It has been a while since we have had a good old fashioned gangsta flick, and even longer since we had one from “one of the best in the biz”, Mr Guy Ritchie.
In fact, it’s probably as far back as 2008 when he brought us RocknRolla, since we had a gangsta flick from him, but worry not, for the former Madonna-husband is back with, The Gentlemen, and it is every bit as good as you hoped.
The Gentlemen is a funny crime film, with Ritchie giving us the run-around as he usually does. It has some brilliant performances, with Hugh Grant absolutely stealing the show, and a welcome return to the inventive language Ritchie gave us in his early films.
Whilst casting has always been a strong suit from Mr Ritchie, he has outdone himself here, which is largely down to the one and only, Hugh Grant (“Paddington 2“, “Love Actually”).
Grant plays Fletcher, an investigative reporter, and it is via Fletcher, recounting his story to Raymond, Charlie Hunnam (“Sons Of Anarchy (TV)”, “Pacific Rim”), that we are told the story of The Gentlemen, or to give him his actual name, Mickey Pearson, Matthew McConaughey (“White Boy Rick“, “The Dark Tower“).
Fletcher has been asked by his boss Eddie Marsan (“Fast & Furious: Hobbs & Shaw“, “Deadpool 2“) to dig the dirt on Pearson and put an end to him and his dealings, of which he has many, and exclusively in weed.
Fletcher is good at what he does and manages to piece together a whole jigsaw involving turf wars, newcomers to the trade, old-hands, accidental gangsters, unwitting gangsters and a whole lot of accidents.
This introduces us to Mathew, Jeremy Strong (“Molly’s Game“, “The Big Short“), the Coach, Colin Farrell (“The Lobster“, “Roman J. Israel, Esq.“), Dry Eye, Henry Golding (“Crazy Rich Asians“, “Last Christmas”) and a whole bunch of kids trying to act tough, or get stoned, or both.
As Fletcher recounts what he’s seen, and photographed, to Raymond, Ritchie delights in showing us what has happened, or sometimes what Fletcher has made up, and then what actually happened.
Grant does all this with a very cheeky smile, and a strange accent, whilst Hunnam keeps a straight face throughout, seething at this man’s knowledge.

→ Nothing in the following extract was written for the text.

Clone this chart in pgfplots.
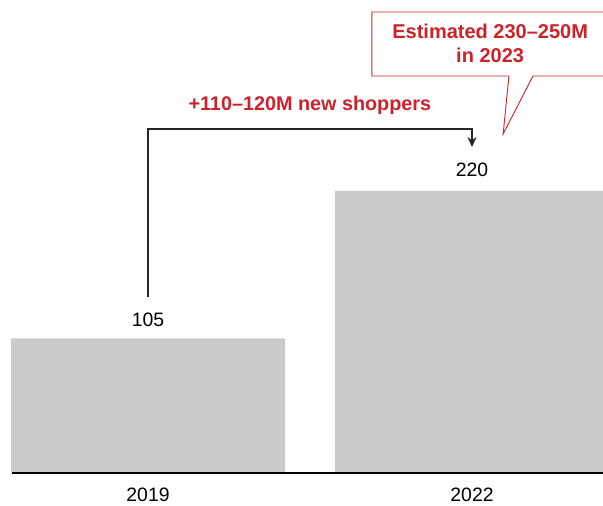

It’s a brilliant thrust and parry between the two that Ritchie shoots in a stripped back way.
McConaughey is as we have come to expect these days, full of charm and seriousness. He manages to portray menacing, frustrated and madly in love with his wife Rosalind, Michelle Dockery (“Downton Abbey”, “Non-Stop”), all at once.
There are some truly, very funny scenes in The Gentlemen, some which I imagine may not be everyone’s cup of tea, though I’d question why you’d go and watch a Guy Ritchie film in that case.
Anyway, the short discussion between Farrell and Hunnam as he explains who Phuc, Jason Wong (“Solo: A Star Wars Story“, “Strangers (TV)”), is and why he’s in his boot (trunk). Or Farrell explaining to one of his “accidental gangsters”, how one of his others was justified in calling him a “black c*nt”.
As always with Ritchie, the dialogue is short and snappy, cutting without ever going too far, although, despite Grant speaking almost throughout the entirety of the movie, it feels less than say Lock Stock.
The Gentlemen is a welcome relief from the war of stars or Marvelness that is hard to turn away from recently, and it is good to see Ritchie do what he does best.